_Do this_: Write every line out verbatim and omit the pictures.

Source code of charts
## Begin

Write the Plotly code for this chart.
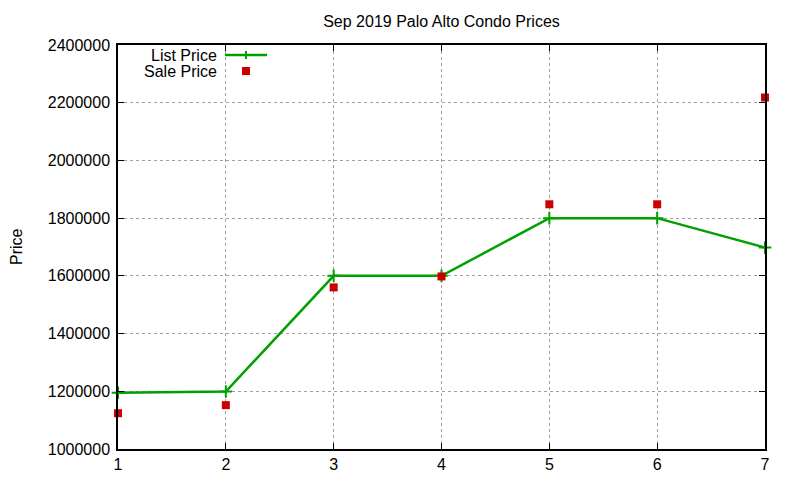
import plotly.graph_objects as go

# data
units = [1, 2, 3, 4, 5, 6, 7]
list_price = [1195000, 1199000, 1600000, 1600000, 1800000, 1800000, 1698000]
sale_price = [1124000, 1152000, 1560000, 1598000, 1848000, 1848000, 2218000]

green = '#00a000'
red = '#cc0000'
font = 'Liberation Sans, Arial, sans-serif'

fig = go.Figure()

fig.add_trace(go.Scatter(
    x=units, y=list_price, name='List Price', mode='lines+markers',
    line=dict(color=green, width=2.5),
    marker=dict(symbol='cross-thin', size=9, line=dict(color=green, width=2)),
    cliponaxis=False,
))
fig.add_trace(go.Scatter(
    x=units, y=sale_price, name='Sale Price', mode='markers',
    marker=dict(symbol='square', size=8, color=red),
    cliponaxis=False,
))

axis_style = dict(
    showline=True, linecolor='black', linewidth=1.5, mirror='ticks',
    ticks='inside', ticklen=6, tickcolor='black', tickwidth=1.2,
    showgrid=True, gridcolor='#a0a0a0', griddash='dot', gridwidth=1,
    zeroline=False, automargin=False,
    tickfont=dict(family=font, size=16, color='black'),
)

fig.update_xaxes(range=[1, 7], dtick=1, **axis_style)
fig.update_yaxes(range=[1000000, 2400000], dtick=200000, tickformat='d',
                 ticklabelstandoff=3, **axis_style)

# gnuplot style key: text on the left, sample on the right
# (helpers turn page pixels of the reference into paper coords of the plot area)
def px(x):
    return (x - 118) / 647


def py(y):
    return 1 - (y - 45) / 404


# y axis label (kept just inside the page edge)
fig.add_annotation(x=px(16), y=py(247), xref='paper', yref='paper', textangle=-90,
                   xanchor='center', yanchor='middle', text='Price', showarrow=False,
                   font=dict(family=font, size=16, color='black'))

for label, y in [('List Price', 55), ('Sale Price', 71)]:
    fig.add_annotation(
        x=px(219), y=py(y), xref='paper', yref='paper',
        xanchor='right', yanchor='middle', text=label, showarrow=False,
        font=dict(family=font, size=16, color='black'),
    )
fig.add_shape(type='line', xref='paper', yref='paper',
              x0=px(225), x1=px(267), y0=py(55), y1=py(55),
              line=dict(color=green, width=2.5))
fig.add_shape(type='line', xref='paper', yref='paper',
              x0=px(246), x1=px(246), y0=py(51), y1=py(59),
              line=dict(color=green, width=2))
fig.add_shape(type='rect', xref='paper', yref='paper',
              x0=px(242), x1=px(250), y0=py(67), y1=py(75),
              fillcolor=red, line=dict(width=0))

# page has an 8px body margin, so the figure is sized and offset to suit
fig.update_layout(
    width=792, height=472,
    margin=dict(l=110, r=35, t=37, b=31),
    title=dict(text='Sep 2019 Palo Alto Condo Prices', x=(110 + 757) / 2 / 792, xanchor='center',
               y=1 - 13 / 472, yanchor='middle', yref='container', automargin=False,
               font=dict(family=font, size=16, color='black')),
    plot_bgcolor='white', paper_bgcolor='white',
    showlegend=False,
)

fig.write_html('out.html')
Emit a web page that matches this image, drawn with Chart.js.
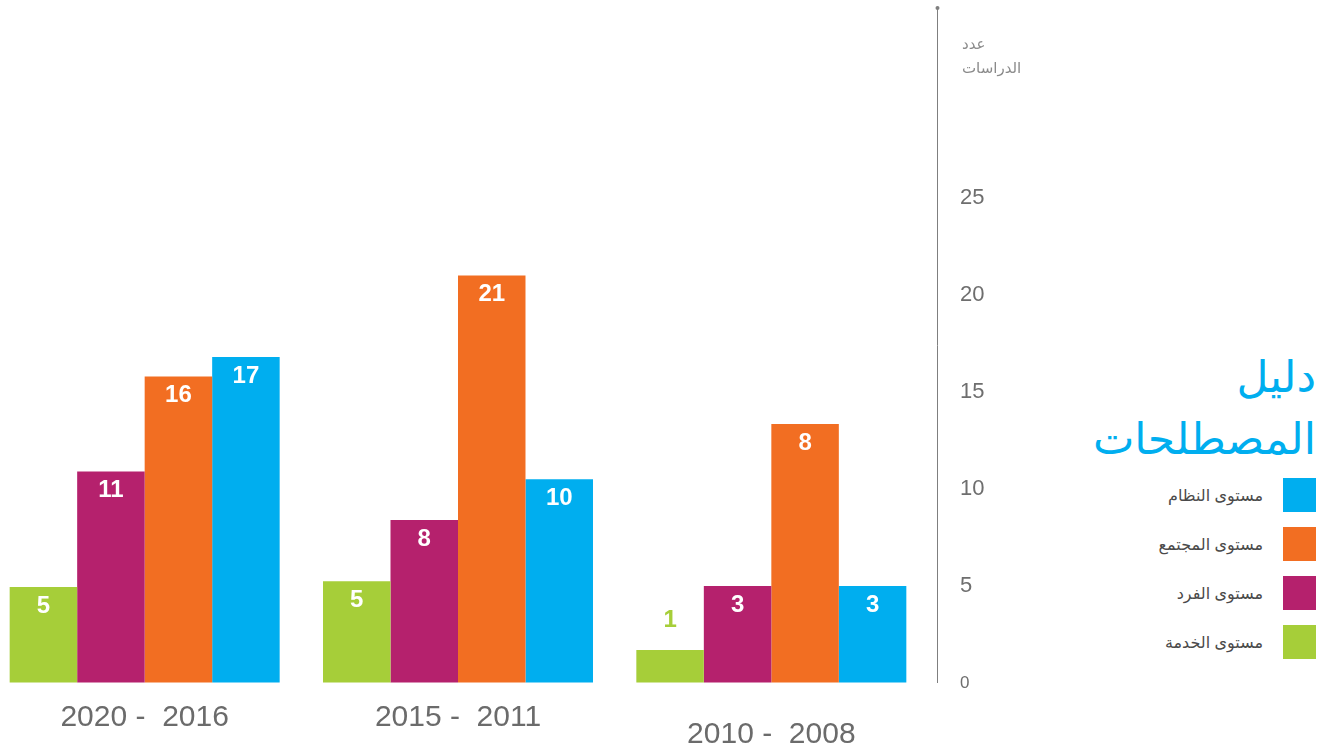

## End

_Reply to the exercise_:
Write the Plotly code for this chart.
import plotly.graph_objects as go

# data
units = [1, 2, 3, 4, 5, 6, 7]
list_price = [1195000, 1199000, 1600000, 1600000, 1800000, 1800000, 1698000]
sale_price = [1124000, 1152000, 1560000, 1598000, 1848000, 1848000, 2218000]

green = '#00a000'
red = '#cc0000'
font = 'Liberation Sans, Arial, sans-serif'

fig = go.Figure()

fig.add_trace(go.Scatter(
    x=units, y=list_price, name='List Price', mode='lines+markers',
    line=dict(color=green, width=2.5),
    marker=dict(symbol='cross-thin', size=9, line=dict(color=green, width=2)),
    cliponaxis=False,
))
fig.add_trace(go.Scatter(
    x=units, y=sale_price, name='Sale Price', mode='markers',
    marker=dict(symbol='square', size=8, color=red),
    cliponaxis=False,
))

axis_style = dict(
    showline=True, linecolor='black', linewidth=1.5, mirror='ticks',
    ticks='inside', ticklen=6, tickcolor='black', tickwidth=1.2,
    showgrid=True, gridcolor='#a0a0a0', griddash='dot', gridwidth=1,
    zeroline=False, automargin=False,
    tickfont=dict(family=font, size=16, color='black'),
)

fig.update_xaxes(range=[1, 7], dtick=1, **axis_style)
fig.update_yaxes(range=[1000000, 2400000], dtick=200000, tickformat='d',
                 ticklabelstandoff=3, **axis_style)

# gnuplot style key: text on the left, sample on the right
# (helpers turn page pixels of the reference into paper coords of the plot area)
def px(x):
    return (x - 118) / 647


def py(y):
    return 1 - (y - 45) / 404


# y axis label (kept just inside the page edge)
fig.add_annotation(x=px(16), y=py(247), xref='paper', yref='paper', textangle=-90,
                   xanchor='center', yanchor='middle', text='Price', showarrow=False,
                   font=dict(family=font, size=16, color='black'))

for label, y in [('List Price', 55), ('Sale Price', 71)]:
    fig.add_annotation(
        x=px(219), y=py(y), xref='paper', yref='paper',
        xanchor='right', yanchor='middle', text=label, showarrow=False,
        font=dict(family=font, size=16, color='black'),
    )
fig.add_shape(type='line', xref='paper', yref='paper',
              x0=px(225), x1=px(267), y0=py(55), y1=py(55),
              line=dict(color=green, width=2.5))
fig.add_shape(type='line', xref='paper', yref='paper',
              x0=px(246), x1=px(246), y0=py(51), y1=py(59),
              line=dict(color=green, width=2))
fig.add_shape(type='rect', xref='paper', yref='paper',
              x0=px(242), x1=px(250), y0=py(67), y1=py(75),
              fillcolor=red, line=dict(width=0))

# page has an 8px body margin, so the figure is sized and offset to suit
fig.update_layout(
    width=792, height=472,
    margin=dict(l=110, r=35, t=37, b=31),
    title=dict(text='Sep 2019 Palo Alto Condo Prices', x=(110 + 757) / 2 / 792, xanchor='center',
               y=1 - 13 / 472, yanchor='middle', yref='container', automargin=False,
               font=dict(family=font, size=16, color='black')),
    plot_bgcolor='white', paper_bgcolor='white',
    showlegend=False,
)

fig.write_html('out.html')
Emit a web page that matches this image, drawn with Chart.js.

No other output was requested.